## GOAL OF THE EXERCISE:
Find every line in the records below that holds the word "this", and copy it out.

## RAW DATA:
----
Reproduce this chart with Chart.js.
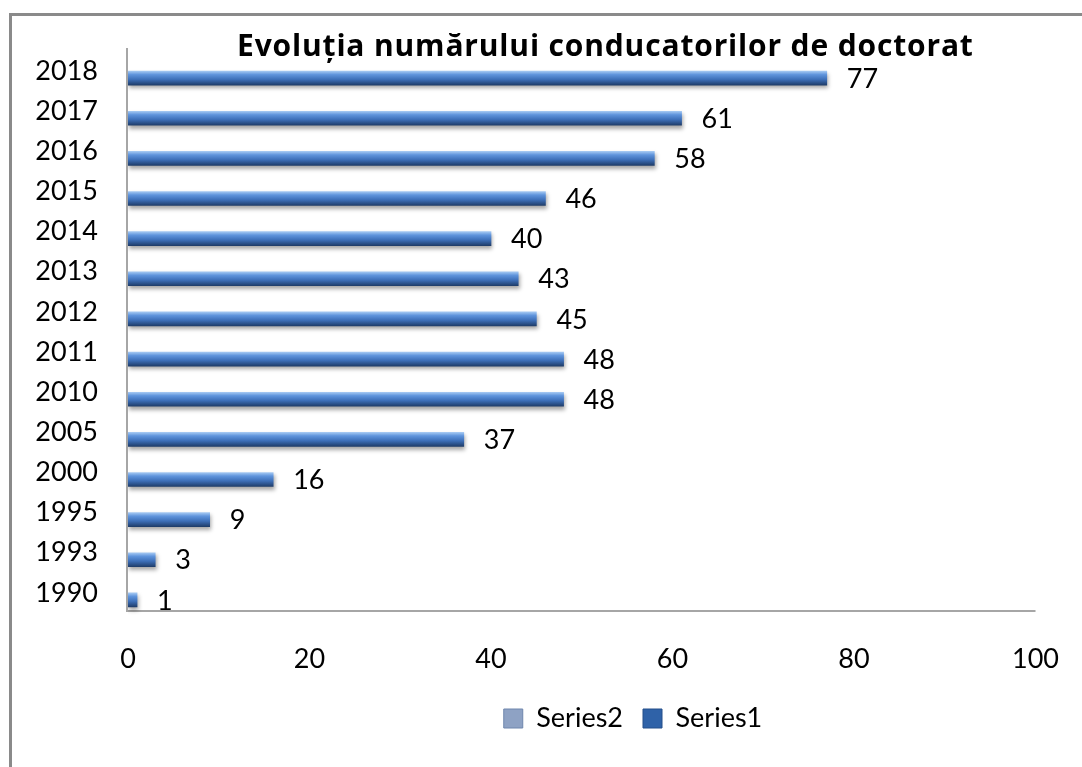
<!DOCTYPE html>
<html>
<head>
<meta charset="utf-8">
<script src="https://cdn.jsdelivr.net/npm/chart.js@4.4.1/dist/chart.umd.min.js"></script>
<style>
html, body { margin: 0; padding: 0; background: #fff; }
#wrap { width: 1082px; height: 767px; }
</style>
</head>
<body>
<div id="wrap"><canvas id="chart" width="1082" height="767"></canvas></div>
<script>
// Date
var years = ['1990', '1993', '1995', '2000', '2005', '2010', '2011', '2012', '2013', '2014', '2015', '2016', '2017', '2018'];
var series1 = [1, 3, 9, 16, 37, 48, 48, 45, 43, 40, 46, 58, 61, 77];
var series2 = [];
var xTicks = [0, 20, 40, 60, 80, 100];
var titleText = 'Evoluția numărului conducatorilor de doctorat';

var font = 'Lato';

// gradient vertical pe fiecare bara (efect 3D)
function barGradient(ctx) {
	var chart = ctx.chart;
	var y = chart.scales.y;
	if (!y || ctx.type !== 'data') return '#3a6cb5';
	var yc = y.getPixelForValue(ctx.dataIndex);
	var g = chart.ctx.createLinearGradient(0, yc - 7, 0, yc + 7);
	g.addColorStop(0, '#a4c8f2');
	g.addColorStop(0.25, '#5f94dc');
	g.addColorStop(0.6, '#3d6fb8');
	g.addColorStop(1, '#1f3d6a');
	return g;
}

// cadru gri
var framePlugin = {
	id: 'frame',
	beforeDraw: function (chart) {
		var c = chart.ctx;
		c.save();
		c.fillStyle = '#fff';
		c.fillRect(0, 0, chart.width, chart.height);
		c.fillStyle = '#8a8a8a';
		c.fillRect(9, 13, 3, chart.height - 13);
		c.fillRect(9, 13, chart.width - 9, 3);
		c.restore();
	}
};

// axele (deplasate putin in sus, ca in Excel 3D)
var axesPlugin = {
	id: 'axesLines',
	beforeDatasetsDraw: function (chart) {
		var a = chart.chartArea;
		var c = chart.ctx;
		c.save();
		c.strokeStyle = '#a6a6a6';
		c.lineWidth = 2;
		c.beginPath();
		c.moveTo(a.left - 1, a.top - 10);
		c.lineTo(a.left - 1, a.bottom - 9);
		c.lineTo(a.right, a.bottom - 9);
		c.stroke();
		c.restore();
	}
};

var shadowPlugin = {
	id: 'barShadow',
	beforeDatasetDraw: function (chart) {
		var c = chart.ctx;
		c.save();
		c.shadowColor = 'rgba(0,0,0,0.35)';
		c.shadowBlur = 4;
		c.shadowOffsetY = 3;
		c.shadowOffsetX = 1;
	},
	afterDatasetDraw: function (chart) {
		chart.ctx.restore();
	}
};

// etichete cu valori + titlul
var labelsPlugin = {
	id: 'valueLabels',
	afterDatasetsDraw: function (chart) {
		var c = chart.ctx;
		var meta = chart.getDatasetMeta(0);
		c.save();
		c.font = '27px ' + font;
		c.fillStyle = '#000';
		c.textAlign = 'left';
		c.textBaseline = 'middle';
		meta.data.forEach(function (el, i) {
			c.fillText(String(series1[i]), el.x + 20, el.y + 1);
		});
		// titlul: latimea ca in original (~736px)
		c.font = 'bold 30px "Open Sans"';
		var w = c.measureText(titleText).width;
		var sp = (736 - w) / (titleText.length - 1);
		if (sp > 0 && 'letterSpacing' in c) c.letterSpacing = sp.toFixed(2) + 'px';
		c.textAlign = 'left';
		c.fillText(titleText, 237, 47);
		c.restore();
	}
};

// mutam legenda spre dreapta
var legendShift = {
	id: 'legendShift',
	afterLayout: function (chart) {
		var lg = chart.legend;
		var d = 633 - (lg.left + lg.right) / 2;
		lg.left += d;
		lg.right += d;
		lg.top -= 5;
		lg.bottom -= 5;
	}
};

var chart = new Chart(document.getElementById('chart'), {
	type: 'bar',
	data: {
		labels: years,
		datasets: [{
			label: 'Series1',
			data: series1,
			backgroundColor: barGradient,
			borderWidth: 0,
			barThickness: 14,
			grouped: false
		}, {
			label: 'Series2',
			data: series2,
			backgroundColor: '#8ea2c4',
			barThickness: 14,
			grouped: false
		}]
	},
	options: {
		indexAxis: 'y',
		responsive: false,
		animation: false,
		layout: { padding: { top: 58, left: 0, right: 46, bottom: 20 } },
		scales: {
			x: {
				min: 0, max: 100,
				afterBuildTicks: function (s) { s.ticks = xTicks.map(function (v) { return { value: v }; }); },
				afterFit: function (s) { s.height = 70; },
				grid: { display: false, drawTicks: false },
				border: { display: false },
				ticks: { padding: 23, color: '#000', font: { family: font, size: 27 } }
			},
			y: {
				reverse: true,
				afterFit: function (s) { s.width = 128; },
				grid: { display: false, drawTicks: false },
				border: { display: false },
				ticks: { padding: 30, labelOffset: -7, color: '#000', font: { family: font, size: 27 } }
			}
		},
		plugins: {
			title: { display: false },
			tooltip: { enabled: false },
			legend: {
				position: 'bottom',
				labels: {
					boxWidth: 19,
					boxHeight: 19,
					padding: 20,
					color: '#000',
					font: { family: font, size: 27 },
					generateLabels: function () {
						return [
							{ text: 'Series2', fillStyle: '#8ea2c4', strokeStyle: '#6f86ad', lineWidth: 1, datasetIndex: 1 },
							{ text: 'Series1', fillStyle: '#2f62a8', strokeStyle: '#244f8a', lineWidth: 1, datasetIndex: 0 }
						];
					}
				}
			}
		}
	},
	plugins: [framePlugin, axesPlugin, shadowPlugin, labelsPlugin, legendShift]
});
</script>
</body>
</html>
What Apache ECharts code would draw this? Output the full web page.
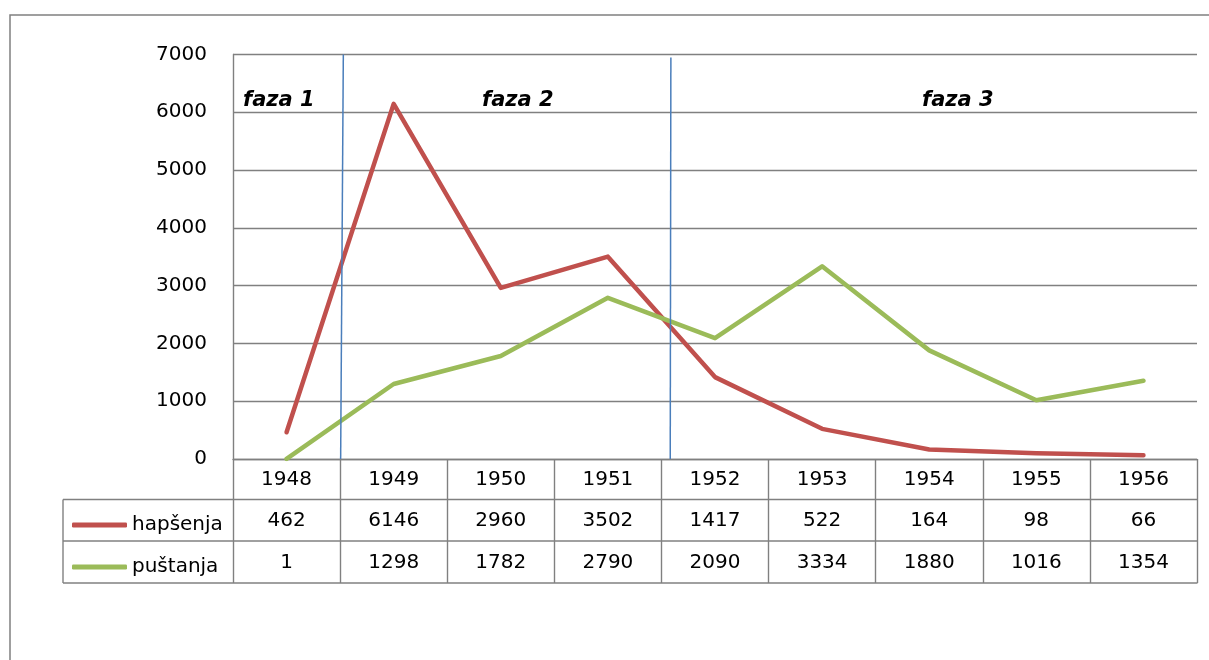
<!DOCTYPE html>
<html>
<head>
<meta charset="utf-8">
<script src="https://cdn.jsdelivr.net/npm/echarts@6/dist/echarts.min.js"></script>
<style>
  html, body { margin: 0; padding: 0; background: #fff; }
  #main { width: 1209px; height: 660px; }
</style>
</head>
<body>
<div id="main"></div>
<script>
// podaci
var years = ['1948', '1949', '1950', '1951', '1952', '1953', '1954', '1955', '1956'];
var hapsenja = [462, 6146, 2960, 3502, 1417, 522, 164, 98, 66];
var pustanja = [1, 1298, 1782, 2790, 2090, 3334, 1880, 1016, 1354];
var yTicks = [0, 1000, 2000, 3000, 4000, 5000, 6000, 7000];
// granice faza (u jedinicama kategorija, 0 = centar 1948)
var phaseLines = [[0.53, 7000, 0.505, 0], [3.588, 6948, 3.582, 0]];
var phaseNames = ['faza 1', 'faza 2', 'faza 3'];

var chart = echarts.init(document.getElementById('main'));
var font = 'DejaVu Sans';
var gray = '#808080';

var option = {
  animation: false,
  textStyle: { fontFamily: font },
  grid: { left: 233, right: 12, top: 54.5, bottom: 201 },
  legend: {
    orient: 'vertical',
    left: 67,
    top: 510,
    itemGap: 22,
    itemWidth: 55,
    itemHeight: 5,
    icon: 'roundRect',
    textStyle: { fontFamily: font, fontSize: 20, color: '#000', lineHeight: 20 },
    data: ['hapšenja', 'puštanja']
  },
  xAxis: [
    {
      type: 'category',
      data: years,
      boundaryGap: true,
      axisLine: { lineStyle: { color: gray, width: 1.4 } },
      axisTick: { show: true, interval: 0, length: 124, lineStyle: { color: gray, width: 1.4 } },
      axisLabel: {
        interval: 0,
        margin: 0,
        formatter: function (v, i) {
          return '{c|' + v + '}\n{c|' + hapsenja[i] + '}\n{c|' + pustanja[i] + '}';
        },
        rich: {
          c: { fontFamily: font, fontSize: 20, color: '#000', lineHeight: 41.5 }
        }
      }
    },
    { type: 'value', min: -0.5, max: 8.5, show: false }
  ],
  yAxis: {
    type: 'value',
    min: 0,
    max: 7000,
    interval: 1000,
    axisLine: { show: true, onZero: false, lineStyle: { color: gray, width: 1.4 } },
    axisTick: { show: false },
    splitLine: { lineStyle: { color: gray, width: 1.4 } },
    axisLabel: {
      margin: 26,
      fontFamily: font,
      fontSize: 20,
      color: '#000',
      formatter: function (v) { return yTicks.indexOf(v) >= 0 ? String(v) : ''; }
    }
  },
  series: [
    {
      name: 'hapšenja',
      type: 'line',
      data: hapsenja,
      showSymbol: false,
      color: '#C0504D',
      lineStyle: { width: 4.5, color: '#C0504D', cap: 'round', join: 'round' }
    },
    {
      name: 'puštanja',
      type: 'line',
      data: pustanja,
      showSymbol: false,
      color: '#9BBB59',
      lineStyle: { width: 4.5, color: '#9BBB59', cap: 'round', join: 'round' }
    },
    {
      type: 'line',
      xAxisIndex: 1,
      data: [],
      clip: false,
      markLine: {
        silent: true,
        symbol: 'none',
        label: { show: false },
        lineStyle: { color: '#4A7EBB', width: 1.5, type: 'solid' },
        data: phaseLines.map(function (p) {
          return [{ coord: [p[0], p[1]] }, { coord: [p[2], p[3]] }];
        })
      }
    }
  ],
  graphic: [
    // okvir
    { type: 'polyline', shape: { points: [[10, 660], [10, 15], [1209, 15]] }, style: { stroke: gray, lineWidth: 1.5, fill: null } },
    // tablica podataka
    { type: 'line', shape: { x1: 63, y1: 499.5, x2: 1197.5, y2: 499.5 }, style: { stroke: gray, lineWidth: 1.4 } },
    { type: 'line', shape: { x1: 63, y1: 541, x2: 1197.5, y2: 541 }, style: { stroke: gray, lineWidth: 1.4 } },
    { type: 'line', shape: { x1: 63, y1: 583, x2: 1197.5, y2: 583 }, style: { stroke: gray, lineWidth: 1.4 } },
    { type: 'line', shape: { x1: 63, y1: 499.5, x2: 63, y2: 583 }, style: { stroke: gray, lineWidth: 1.4 } },
    // nazivi faza
    { type: 'text', left: 243, top: 90, style: { text: phaseNames[0], font: 'italic bold 21px "DejaVu Sans"', fill: '#000' } },
    { type: 'text', left: 482, top: 90, style: { text: phaseNames[1], font: 'italic bold 21px "DejaVu Sans"', fill: '#000' } },
    { type: 'text', left: 922, top: 90, style: { text: phaseNames[2], font: 'italic bold 21px "DejaVu Sans"', fill: '#000' } }
  ]
};

chart.setOption(option);
</script>
</body>
</html>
----
## TASK RESPONSE:
Reproduce this chart with Chart.js.
What Apache ECharts code would draw this? Output the full web page.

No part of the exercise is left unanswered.